Monday, September 8, 2014

Inadvertent Theseus: A Midsummer Night's Dream @ Shakespeare & Co


photo Kevin Sprague
Shakespeare & Company’s production of A Midsummer Night’s Dream, directed by Tony Simotes, placed the action in the Jazz Age of the mythical land of Nawlins, on a thrust stage overhung by twisting branches, gas streetlamps, and spanish moss.

Theseus (Rocco Sisto), having long since ditched Ariadne on Naxos and assumed the Dukedom of Athens, appeared in a crisp white suit, in the company of Hippolyta (Merritt Janson), his jazz singer and erstwhile Queen of the Amazons conquest. Egeus (Annette Miller) was a Lady straight off the Southern Families register, in high dudgeon over her daughter Hermia’s refusal to marry the young squire of her mother’s choosing.  You know the story: Hermia loves Lysander and not Demetrius, but rules are rules and custom is custom. Theseus lays down the Law: death or the convent of Artemis. Hippolyta, observing from the margins, was not at all down with this. Shakespeare leaves her speechless. Here she seized that speechlessness to represent her rage.


Oberon, Puck photo Kevin Sprague
Simotes went with the option of double-casting Theseus and Hippolyta as Oberon and Titania – the walls between worlds are especially thin in these parts, as any southern gothic vampire will tell you, and trouble in one is like to bleed into the other. If it gets a little warped along the way, it’s the humidity. If Hippolyta has conquered Athens with jazz standards, Titania’s a guitar-slinging Queen of the Fairies. If Theseus seems a little nonplussed at his bride-to-be’s attitude, Oberon is thoroughly bemused by human behavior in general.

But Oberon has his fixer Puck (Michael F Toomey), a speedy and enthusiastic fetcher, goggled and dog-eared -- we might think of him as Muttley to Oberon’s Dastardly. He sported a pooka’s tricked-out utilikilt and a carpenter’s belt for holding the items of his dogsbody trade: a notepad (very useful), a staghorn-hilted dagger (useful but unused), a rubber fish (?).

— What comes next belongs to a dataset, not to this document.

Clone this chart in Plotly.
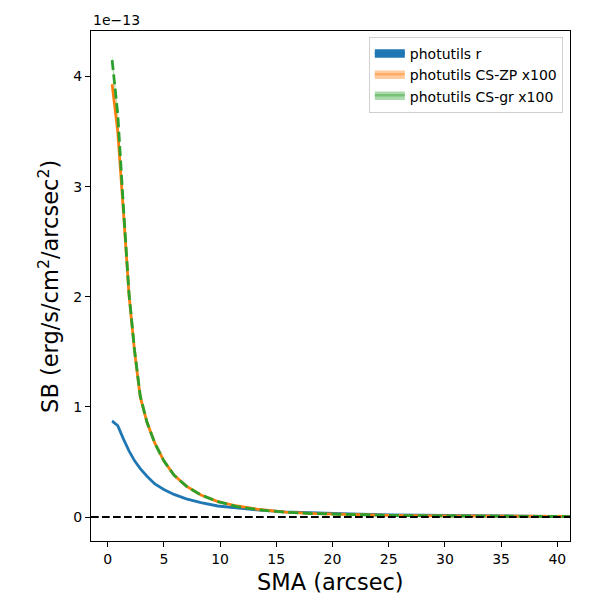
import plotly.graph_objects as go

# surface brightness profiles, values in units of 1e-13 erg/s/cm^2/arcsec^2
sma = [0.4, 0.9, 1.4, 1.9, 2.4, 2.9, 3.5, 4.2, 5.0, 5.9, 7.0, 8.3, 9.8,
       11.5, 13.5, 15.8, 18.5, 21.6, 25.2, 29.3, 34.0, 39.0, 41.2]

sb_r = [0.87, 0.83, 0.71, 0.60, 0.51, 0.44, 0.37, 0.30, 0.25, 0.205, 0.165,
        0.13, 0.10, 0.08, 0.062, 0.047, 0.036, 0.027, 0.02, 0.014, 0.009,
        0.006, 0.005]
err_r = [0.01, 0.01, 0.008, 0.007, 0.006, 0.005, 0.004, 0.004, 0.003, 0.003,
         0.003, 0.003, 0.003, 0.003, 0.003, 0.003, 0.003, 0.003, 0.002,
         0.002, 0.002, 0.002, 0.002]

sb_zp = [3.93, 3.50, 2.78, 2.02, 1.50, 1.09, 0.86, 0.67, 0.51, 0.38, 0.28,
         0.20, 0.14, 0.10, 0.068, 0.045, 0.03, 0.021, 0.015, 0.011, 0.008,
         0.006, 0.005]
err_zp = [0.03, 0.03, 0.025, 0.02, 0.015, 0.012, 0.01, 0.008, 0.006, 0.005,
          0.004, 0.004, 0.003, 0.003, 0.003, 0.003, 0.002, 0.002, 0.002,
          0.002, 0.002, 0.002, 0.002]

sb_gr = [4.15, 3.66, 2.82, 2.03, 1.51, 1.10, 0.86, 0.67, 0.51, 0.38, 0.28,
         0.20, 0.14, 0.095, 0.065, 0.043, 0.03, 0.02, 0.014, 0.01, 0.007,
         0.005, 0.004]
err_gr = [0.05, 0.045, 0.035, 0.025, 0.02, 0.015, 0.012, 0.01, 0.008, 0.006,
          0.005, 0.004, 0.004, 0.003, 0.003, 0.003, 0.002, 0.002, 0.002,
          0.002, 0.002, 0.002, 0.002]

y_ticks = [0, 1, 2, 3, 4]
x_ticks = [0, 5, 10, 15, 20, 25, 30, 35, 40]

series = [
    ("photutils r", sb_r, err_r, "#1f77b4", "rgb(31,119,180)", "solid"),
    ("photutils CS-ZP x100", sb_zp, err_zp, "#ff7f0e", "rgba(255,127,14,0.4)", "solid"),
    ("photutils CS-gr x100", sb_gr, err_gr, "#2ca02c", "rgba(44,160,44,0.4)", "dash"),
]

fig = go.Figure()

# error bands (fill_between style)
for name, y, e, col, fcol, dash in series:
    lo = [a - b for a, b in zip(y, e)]
    hi = [a + b for a, b in zip(y, e)]
    fig.add_trace(go.Scatter(
        x=sma + sma[::-1], y=hi + lo[::-1], fill="toself", fillcolor=fcol,
        line=dict(width=0, color=fcol), mode="lines", showlegend=False,
        hoverinfo="skip"))

for name, y, e, col, fcol, dash in series:
    fig.add_trace(go.Scatter(
        x=sma, y=y, mode="lines", showlegend=False,
        line=dict(color=col, width=2.8,
                  dash="10px,4.4px" if dash == "dash" else "solid")))

# legend patches
for name, y, e, col, fcol, dash in series:
    fig.add_trace(go.Scatter(
        x=[None], y=[None], fill="toself", fillcolor=fcol, mode="lines",
        line=dict(width=5, color=fcol), name=name))

fig.add_shape(type="line", xref="paper", x0=0, x1=1, yref="y", y0=0, y1=0,
              line=dict(color="black", width=2, dash="7.7px,3.3px"), layer="above")

fig.add_annotation(text="1e\u221213", xref="paper", yref="paper", x=0, y=1,
                   xanchor="left", yanchor="bottom", yshift=1, showarrow=False,
                   font=dict(size=14, color="black"))

# axis titles
fig.add_annotation(text="SMA (arcsec)", xref="paper", yref="paper", x=0.5, y=-0.08,
                   xanchor="center", yanchor="middle", showarrow=False,
                   font=dict(size=22.5, color="black"))
fig.add_annotation(text="SB (erg/s/cm<sup>2</sup>/arcsec<sup>2</sup>)", xref="paper",
                   yref="paper", x=-0.09, y=0.5, xanchor="center", yanchor="middle",
                   textangle=-90, showarrow=False, font=dict(size=22.5, color="black"))

axis_style = dict(showline=True, linecolor="black", linewidth=1.2, mirror=True,
                  ticks="outside", ticklen=5, tickwidth=1.2, tickcolor="black",
                  showgrid=False, zeroline=False, automargin=False,
                  tickfont=dict(size=14, color="black"))

fig.update_xaxes(range=[-1.48, 41.13], tickvals=x_ticks, **axis_style)
fig.update_yaxes(range=[-0.218, 4.414], tickvals=y_ticks, **axis_style)

fig.update_layout(
    width=592, height=592,
    margin=dict(l=83, r=30, t=23, b=59),
    paper_bgcolor="white", plot_bgcolor="white",
    font=dict(family="DejaVu Sans", color="black"),
    legend=dict(x=0.985, y=0.988, xanchor="right", yanchor="top",
                bordercolor="#d0d0d0", borderwidth=1, bgcolor="rgba(255,255,255,0.8)",
                font=dict(size=14, color="black"), tracegroupgap=0),
)

fig.write_html("out.html")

 Quince, Flute photo Kevin Sprague
In the same vein as Professor Longhair’s alternate career as a janitor, the Rude Mechanicals were a group of ageing hipster tradesmen theatricals. Peter Quince (Jonathan Epstein) had a stylish red rug for his old grey head, and a buttery cod-French Quarter accent that put all the emphasis on the end syllables and dragged out or left out much of the rest – “You gon’ fright the DuchESSE!” he insisted. Later Pyramus and Thisbe will talk "through the chaaaank of the waawl.” It totally worked. 

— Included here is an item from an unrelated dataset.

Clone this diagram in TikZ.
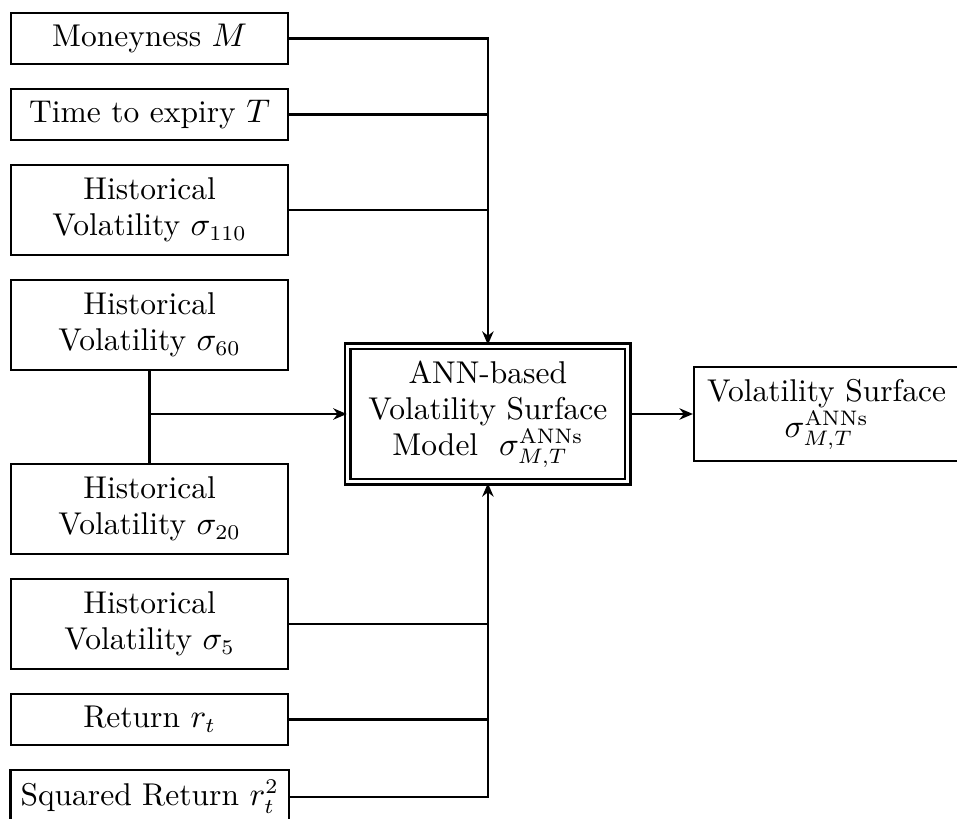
\documentclass[tikz,border=0pt]{standalone}
\usepackage{tikz}
\usetikzlibrary{positioning,arrows.meta}

\begin{document}
\begin{tikzpicture}[
			thick, >={Stealth[length=4.5pt,width=3.8pt]},
			every node/.style = {shape=rectangle,
					draw, align=center,
					font=\fontsize{10.5}{12}\selectfont},
			input/.style = {minimum width=92.3pt, minimum height=16.9pt},
			input2/.style = {input, minimum height=30pt},
			model/.style = {double, double distance=1pt,
					minimum width=93.3pt, minimum height=45.3pt},
			surface/.style = {minimum width=88.3pt, minimum height=31.5pt},
			node distance=7.6pt]
		\useasboundingbox (-3.33pt,4pt) rectangle (315.67pt,-268.67pt);
		% inputs
		\node[input, anchor=north west] (money) at (0,0) {Moneyness $M$};
		\node[input, below=of money] (expiry) {Time to expiry $T$};
		\node[input2, below=of expiry] (hv110) {Historical\\ Volatility $\sigma_{110}$};
		\node[input2, below=of hv110] (hv60) {Historical\\ Volatility $\sigma_{60}$};
		\node[input2, below=30.4pt of hv60] (hv20) {Historical\\ Volatility $\sigma_{20}$};
		\node[input2, below=of hv20] (hv5) {Historical\\ Volatility $\sigma_{5}$};
		\node[input, below=of hv5] (ret) {Return $r_t$};
		\node[input, below=of ret] (sqret) {Squared Return $r_t^2$};
		% model and output
		\node[model] (ann) at (159.3pt,-134pt) {ANN-based\\ Volatility Surface\\ Model~~$\sigma^{\mathrm{ANNs}}_{M,T}$};
		\node[surface, right=21.3pt of ann] (out) {Volatility Surface\\ $\sigma^{\mathrm{ANNs}}_{M,T}$};
		% connectors
		\draw[->] (money.east) -| (ann.north);
		\draw (expiry.east) -- (expiry.east -| ann.north);
		\draw (hv110.east) -- (hv110.east -| ann.north);
		\draw (hv60.south) -- (hv20.north);
		\draw[->] (hv60.south |- ann.west) -- (ann.west);
		\draw[->] (sqret.east) -| (ann.south);
		\draw (hv5.east) -- (hv5.east -| ann.south);
		\draw (ret.east) -- (ret.east -| ann.south);
		\draw[->] (ann.east) -- (out.west);
\end{tikzpicture}
\end{document}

Johnny Lee Davenport, a big presence with a voice to match -- he was a memorable Lord Mayor of London in Richard III a few years back -- had all of Bottom’s requisite, uh, acting skills at his command. (Fortunately he has some of his own as well.) He left no doubt that, should he be called upon, Bottom the Weaver could do all the roles in any lamentable comedy you could name.

Bottom, photo Kevin Sprague
The main crux of the story – the tangled adventures of Hermia (Kelly Galvin), Lysander (David Joseph), Helena (Cloteal L Horne) and Demetrius (Colby Lewis) in the wood – unfolded pretty much the way it always does, with a great deal of slapstick athleticism. Props to the actors for sustaining that level of energy without resorting to antic overkill, and props to the costume department (so to speak) for giving everybody kneepads in the same fabric patterns as their underclothes.


It’s a musical play to begin with, and, as you might imagine, jazz, blues, gospel, etc. were woven all through this production. You entered the theater and found your seats to Taj Mahal. The fairies favored acoustic slide guitar. Act 2 began with a full-cast (and audience) contrapuntal This Little Light of Mine / I’ll Fly Away. There was a band of fiddle, trombone, washboard, and banjo uke – they played an interlude of We’ll Meet Again to eulogize Bottom. In the Mechanical’s play, Lion and Moon got leitmotifs: Pink Panther theme for Lion, Blue Moon for Moon (played on horn kazoo by Peter Quince in the improvised one-man-orchestra pit from which he also acted as slightly frustrated prompter).  Alexander Sovronsky, tripling as music director, band member, and Flute/Thisbe, put together a soundtrack that kept it all rolling.